Krupinski pointed out that there are trade-offs between automation and how much control a user has. She thinks that automation relating to calibration is appropriate and useful, especially for radiologists working in a private-practice setting who don't have a medical physicist to tweak the monitors on a daily basis, or the expensive tools needed for calibration.
"Some degree of automation takes the burden of constantly monitoring the quality of the display and puts it on the manufacturer," she said. "This is a job that a vendor should be doing."
As for protective coatings, get them if you are the type of person who smudges a display with fingerprints, she suggested.

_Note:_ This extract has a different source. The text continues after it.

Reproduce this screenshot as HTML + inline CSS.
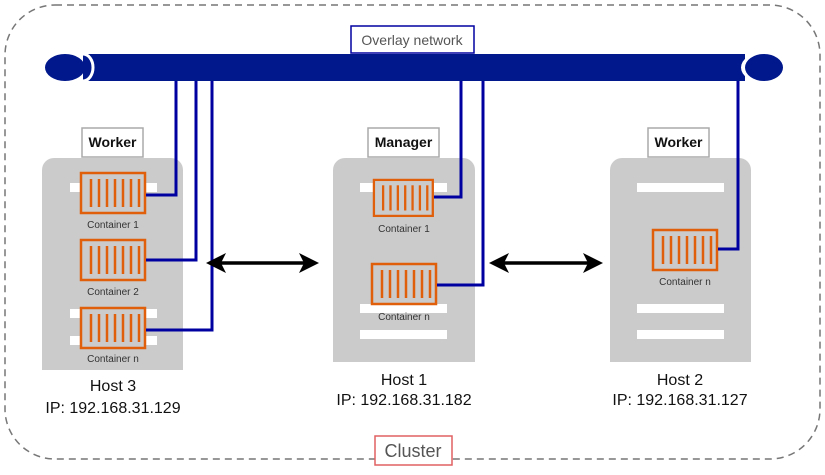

If radiologists don't touch the display, protective coatings are not worth the extra cost. Antiglare and reflection coatings, which were necessary for cathode ray displays, are not needed for LCD displays because reflection is no longer an issue.
With respect to the performance of a high-quality commercial color monitor versus a medical-grade color monitor, it has been nearly identical since 2009, Krupinski said. Commercial systems should, however, have calibration features.
Stereoscopic and 3D displays are evolving, but they are still in an experimental phase for clinical applications. Future systems with automatic eye-tracking capability and intelligent software may provide navigation assistance. Krupinski said she looks forward to their evolution.
But in dealing with the present, it's important to recognize that there is a trade-off between display performance and cost. Purchase what will help improve the diagnostic process, she advised.